75s → 2.2s, 34x. No black magic — just demoting O(file count × path length) work back to O(directory count).

The 6.46TB “2TB disk”: firmlinks and inode deduplication

Scanning the root / reported 6.46TB of usage — on a 2TB disk. This isn’t some abstract bug; it’s the concrete reality of macOS volume layout: since Catalina, the system and data volumes are separate, paths like /Users and /Applications reach the data volume through firmlinks, and /System/Volumes/Data mounts that same data volume again in full. The same files have multiple legitimate paths from the root down, and a naive traversal counts every one.

The correct way to dedupe is to trust inodes, not paths: lstat for the (st_dev, st_ino) pair, into a seen-set. But doing it for everything is too expensive — millions of set insertions are themselves a cost. The actual strategy is layered:

Directories are always deduped — firmlinks and duplicate mount entry points are directories; no cutting corners here;
Files are deduped only when st_nlink > 1 — a file with linkCount == 1 physically cannot be referenced by a second path, so it’s counted directly. That’s over 99% of cases, at zero extra cost;
Keys are integer pairs, not URL or any other object — integer hashing is fast, and it saves millions of boxings.

APFS clones (copy-on-write shared blocks) are a different matter: two cloned files each genuinely “own” all their logical bytes, and the physical sharing is the filesystem’s internal bookkeeping. The scanner doesn’t handle it — at boundaries like this, honest beats clever.

One sibling detail worth noting: file size uses a three-level fallback, totalFileAllocatedSize ?? fileAllocatedSize ?? fileSize ?? 0 — preferring “actual on-disk footprint” (including block alignment and transparent compression), which is the correct measure for the question “where did my disk go.”

Memory: three unrelated invisible hogs

With millions of nodes resident in memory, one byte saved per node is several MB. Three independent fixes, which together pulled peak usage back into a manageable range:

UUID → ObjectIdentifier: node ids were UUIDs, 16 bytes each. 9 million nodes = 150MB of pure overhead. But FileNode is a reference type, and object addresses are inherently unique — ObjectIdentifier is free. SwiftUI’s Identifiable doesn’t care what your id is, only that it’s stable;
Strip URLs of their hidden cache: the resourceValues prefetched by contentsOfDirectory(includingPropertiesForKeys:) are cached inside the URL object. Skip removeAllCachedResourceValues() before nodes enter the tree, and every URL drags a metadata dictionary to the grave with it — multiple GB of extra resident memory. The cache is useless downstream: the fields we need were extracted long ago;
An autoreleasepool per directory: scan workers are long loops that never return, and autoreleased temporaries from Foundation calls normally wait for the thread’s pool to drain — which, inside a long loop, never reaches a drain point. An entire scan’s worth of temporaries piles up. Wrapping each directory’s processing manually releases them promptly.
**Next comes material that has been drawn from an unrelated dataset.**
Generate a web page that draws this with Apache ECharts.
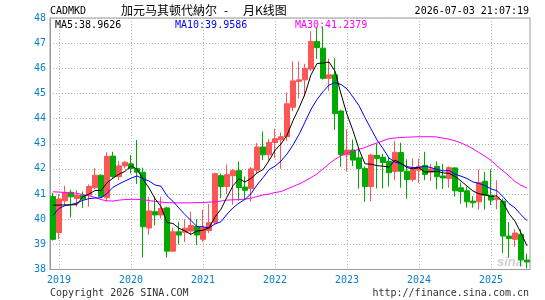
<!DOCTYPE html>
<html><head><meta charset="utf-8">
<script src="https://cdn.jsdelivr.net/npm/echarts@6/dist/echarts.min.js"></script>
<style>html,body{margin:0;padding:0;background:#fff}#c{width:545px;height:300px}</style>
</head><body><div id="c"></div>
<script>
// Monthly categories: Dec 2018 .. Jul 2025 (80 months)
const startYear = 2018, startMonth = 12, monthCount = 80;
const categories = [];
for (let k = 0; k < monthCount; k++) {
  const m0 = startMonth - 1 + k;
  const y = startYear + Math.floor(m0 / 12);
  const m = (m0 % 12) + 1;
  categories.push(y + '-' + (m < 10 ? '0' + m : '' + m));
}
// OHLC
const opens  = [40.9,39.47,40.73,41.07,40.82,40.95,40.96,41.25,41.75,40.85,42.51,41.69,42.12,42.2,42.02,41.87,39.65,40.3,40.17,40.45,38.73,39.5,39.48,39.53,39.71,39.2,39.55,39.87,41.73,41.3,41.73,41.93,41.28,41.22,41.95,42.87,42.56,43.05,43.16,43.28,44.45,45.48,45.54,45.97,47.07,46.8,45.6,45.74,44.3,42.56,42.75,42.44,42.02,41.3,42.54,42.46,42.3,41.9,42.65,41.91,41.58,41.95,42.14,41.87,42.1,41.72,41.62,42.04,41.25,41.13,40.72,40.69,41.51,40.95,40.78,40.72,39.33,39.2,39.4,38.38];
const closes = [39.2,40.8,41.07,40.89,40.96,40.8,41.3,41.75,40.9,42.5,41.7,42.12,42.26,42.02,41.87,39.7,40.33,40.17,40.43,38.73,39.5,39.37,39.64,39.75,39.37,39.67,39.86,41.81,41.3,41.77,41.93,41.26,41.15,42.0,42.87,42.56,43.05,43.2,43.28,44.59,45.5,45.54,46.0,47.07,46.82,45.6,45.74,44.2,42.56,42.75,42.35,42.02,41.3,42.55,42.42,42.25,41.85,42.66,41.91,41.58,41.98,42.1,41.78,42.0,41.69,41.64,42.05,41.13,41.1,40.69,40.65,41.46,40.95,40.76,40.85,39.33,39.23,39.45,38.38,38.3];
const lows   = [39.15,39.2,40.55,40.07,40.5,40.45,40.5,41.2,40.85,40.7,41.62,41.55,42.02,41.82,41.4,38.47,39.38,39.75,40.03,38.47,38.7,39.0,39.1,39.35,38.98,39.1,39.45,39.8,40.84,41.0,40.58,40.73,40.77,40.7,41.83,42.35,42.3,42.43,42.0,43.1,44.3,44.8,44.88,45.9,46.37,45.55,45.1,43.55,42.08,41.9,42.11,41.22,40.69,40.72,41.22,41.22,41.3,41.55,41.25,40.81,41.5,41.45,41.55,41.52,41.19,41.2,41.25,40.9,40.62,40.46,40.46,40.38,40.38,40.56,40.4,38.65,38.47,38.9,38.12,38.04];
const highs  = [41.05,41.0,41.33,41.17,41.16,41.1,41.38,42.03,41.78,42.66,42.68,42.32,42.32,42.55,43.15,42.05,40.89,40.9,40.9,40.5,39.67,39.9,40.0,40.3,40.0,40.37,40.6,41.85,41.81,42.17,42.0,42.3,41.7,42.07,43.03,43.49,43.2,43.6,43.45,45.04,46.27,46.27,46.18,47.48,47.65,47.65,46.38,46.4,44.35,43.57,43.17,42.8,42.1,42.6,43.0,42.6,42.45,43.12,43.04,42.38,42.42,42.4,42.68,42.2,42.3,42.2,42.1,42.06,41.46,41.3,40.92,41.98,41.88,41.98,41.55,40.82,39.89,39.6,39.6,38.63];
// Moving averages
const ma5  = [40.56,40.56,40.57,40.57,40.58,40.90,41.00,41.14,41.14,41.45,41.63,41.79,41.90,42.12,41.99,41.59,41.24,40.82,40.50,39.87,39.83,39.64,39.53,39.40,39.53,39.56,39.66,40.09,40.40,40.88,41.33,41.61,41.48,41.62,41.84,41.97,42.33,42.74,42.99,43.34,43.92,44.42,44.98,45.74,46.19,46.21,46.25,45.89,44.98,44.17,43.52,42.78,42.20,42.19,42.13,42.11,42.07,42.35,42.22,42.05,42.00,42.05,41.87,41.89,41.91,41.84,41.83,41.70,41.52,41.32,41.12,41.01,40.97,40.90,40.93,40.67,40.22,39.92,39.45,38.94];
const ma10 = [40.15,40.43,40.54,40.58,40.65,40.75,40.82,40.84,40.85,41.02,41.27,41.40,41.52,41.63,41.72,41.61,41.52,41.36,41.31,40.93,40.71,40.44,40.18,39.95,39.70,39.70,39.65,39.81,39.90,40.20,40.45,40.64,40.79,41.01,41.36,41.65,41.97,42.11,42.31,42.59,42.95,43.37,43.86,44.37,44.76,45.07,45.33,45.43,45.36,45.18,44.86,44.51,44.04,43.59,43.15,42.81,42.43,42.27,42.21,42.09,42.05,42.06,42.11,42.05,41.98,41.92,41.94,41.79,41.71,41.62,41.48,41.42,41.34,41.21,41.13,40.90,40.62,40.45,40.18,39.94];
const ma30 = [41.09,41.08,41.06,41.05,41.03,40.98,40.93,40.87,40.78,40.73,40.72,40.76,40.78,40.79,40.79,40.78,40.74,40.71,40.68,40.66,40.65,40.65,40.65,40.65,40.66,40.66,40.68,40.69,40.72,40.76,40.77,40.78,40.80,40.83,40.90,40.97,41.0,41.06,41.1,41.2,41.3,41.4,41.52,41.65,41.8,42.0,42.2,42.38,42.52,42.62,42.7,42.78,42.85,42.95,43.03,43.12,43.2,43.23,43.25,43.26,43.27,43.28,43.28,43.28,43.27,43.22,43.18,43.12,43.03,42.93,42.8,42.65,42.5,42.34,42.12,41.92,41.72,41.5,41.35,41.24];
const yTicks = [38, 48, 1];
const legendTexts = ['MA5:38.9626', 'MA10:39.9586', 'MA30:41.2379'];

const candleData = opens.map((o, i) => [o, closes[i], lows[i], highs[i]]);
const isJan = (i) => categories[i].slice(5) === '01';
const MONO = '"DejaVu Sans Mono", monospace';
const chart = echarts.init(document.getElementById('c'), null, {renderer: 'canvas'});
chart.setOption({
  animation: false,
  backgroundColor: '#fff',
  grid: {left: 50, right: 15, top: 18, bottom: 30.5, show: true, borderColor: '#9a9a9a', borderWidth: 1},
  xAxis: {
    type: 'category', data: categories, boundaryGap: true,
    axisLine: {lineStyle: {color: '#9a9a9a', width: 1}},
    axisTick: {show: false},
    axisLabel: {interval: (i) => isJan(i), formatter: (v) => v.slice(0, 4), color: '#0a7fd0', fontFamily: MONO, fontSize: 10, margin: 6},
    splitLine: {show: true, interval: (i) => isJan(i), alignWithLabel: true, lineStyle: {color: '#b4b4b4', type: [1, 2], width: 1}}
  },
  yAxis: {
    type: 'value', min: yTicks[0], max: yTicks[1], interval: yTicks[2], scale: true,
    axisLine: {show: true, lineStyle: {color: '#9a9a9a'}},
    axisTick: {show: false},
    axisLabel: {color: '#0a7fd0', fontFamily: MONO, fontSize: 10, margin: 4},
    splitLine: {show: true, lineStyle: {color: '#b4b4b4', type: [1, 2], width: 1}}
  },
  series: [
    {type: 'candlestick', data: candleData, barWidth: 5, z: 2,
      itemStyle: {color: '#ff5555', color0: '#00aa00', borderColor: '#ff5555', borderColor0: '#00aa00', borderWidth: 1}},
    {type: 'line', data: ma30, showSymbol: false, symbol: 'none', z: 3, lineStyle: {color: '#ff00ff', width: 1}},
    {type: 'line', data: ma10, showSymbol: false, symbol: 'none', z: 4, lineStyle: {color: '#0000ff', width: 1}},
    {type: 'line', data: ma5, showSymbol: false, symbol: 'none', z: 5, lineStyle: {color: '#000000', width: 1}}
  ],
  graphic: [
    {type: 'text', style: {text: 'CADMKD', x: 50, y: 11, textVerticalAlign: 'middle', fill: '#000', font: '10px ' + MONO}},
    {type: 'text', style: {text: '加元马其顿代納尔', x: 121, y: 10, textVerticalAlign: 'middle', fill: '#000', font: '12px "Noto Sans CJK SC"'}},
    {type: 'text', style: {text: '-', x: 224, y: 10, textVerticalAlign: 'middle', fill: '#000', font: '12px "Noto Sans CJK SC"'}},
    {type: 'text', style: {text: '月K线图', x: 243, y: 10, textVerticalAlign: 'middle', fill: '#000', font: '12px "Noto Sans CJK SC"'}},
    {type: 'text', style: {text: '2026-07-03 21:07:19', x: 529, y: 11, textAlign: 'right', textVerticalAlign: 'middle', fill: '#000', font: '10px ' + MONO}},
    {type: 'text', z: 10, style: {text: legendTexts[0], x: 55, y: 25, textVerticalAlign: 'middle', fill: '#000', font: '10px ' + MONO}},
    {type: 'text', z: 10, style: {text: legendTexts[1], x: 175, y: 25, textVerticalAlign: 'middle', fill: '#0000ff', font: '10px ' + MONO}},
    {type: 'text', z: 10, style: {text: legendTexts[2], x: 295, y: 25, textVerticalAlign: 'middle', fill: '#ff00ff', font: '10px ' + MONO}},
    {type: 'text', style: {text: 'Copyright 2026 SINA.COM', x: 50, y: 293.5, textVerticalAlign: 'middle', fill: '#333', font: '10px ' + MONO}},
    {type: 'text', style: {text: 'http://finance.sina.com.cn', x: 529, y: 293.5, textAlign: 'right', textVerticalAlign: 'middle', fill: '#333', font: '10px ' + MONO}},
    {type: 'text', z: 1, style: {text: 'sina', x: 497, y: 262, textVerticalAlign: 'middle', fill: 'rgba(170,170,170,0.55)', font: 'italic bold 13px "Liberation Sans"'}}
  ]
});
</script></body></html>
Concurrency: intuition loses to 24% and 40%

“Disk scanning is I/O-bound, so more threads is always better” — sounds airtight. Measured (8 cores, local SSD): 16 threads burned 24% more CPU and 40% more memory than 8 threads, with zero speedup.

Because the premise was wrong. Metadata operations on NVMe are so fast that the bottleneck isn’t the device at all — it’s syscalls and kernel locks on directory structures. Threads beyond the core count add no throughput; they just spin on the shared work queue’s lock, feeding CPU to the scheduler. The final default: min(16, max(4, cores)).

The one exception that holds up is cloud-synced directories: every stat on an iCloud/OneDrive placeholder file is an IPC round trip to the File Provider process, so threads really do spend most of their time waiting, and over-provisioning pays off — which is why workers scale up to 32 only when the user opts into “include cloud directories.” Same parameter, correct values differing by 2x across two workloads: concurrency is never a constant; it’s a function of the workload.

(Cloud directories hide a nastier trap: those placeholder files share the boot volume’s dev_t, so a volume blacklist can’t screen them out — only an absolute-path blacklist works, and metadata reads must never trigger a download. Otherwise one “disk analysis” can devour the user’s entire iCloud bandwidth.)

Finishing and rendering: two traps in the last mile

The COW trap in sorting: once the tree is built, it’s sorted by size and small items get folded into “Other (N items).” If the folding function holds an extra reference to the children array, the subsequent removeLast triggers a full copy-on-write duplication — and all the memory saved by in-place sorting evaporates overnight. Swift’s value semantics are a safety net and a performance tax: on million-element arrays, every casual “let me stash a reference” needs a second thought.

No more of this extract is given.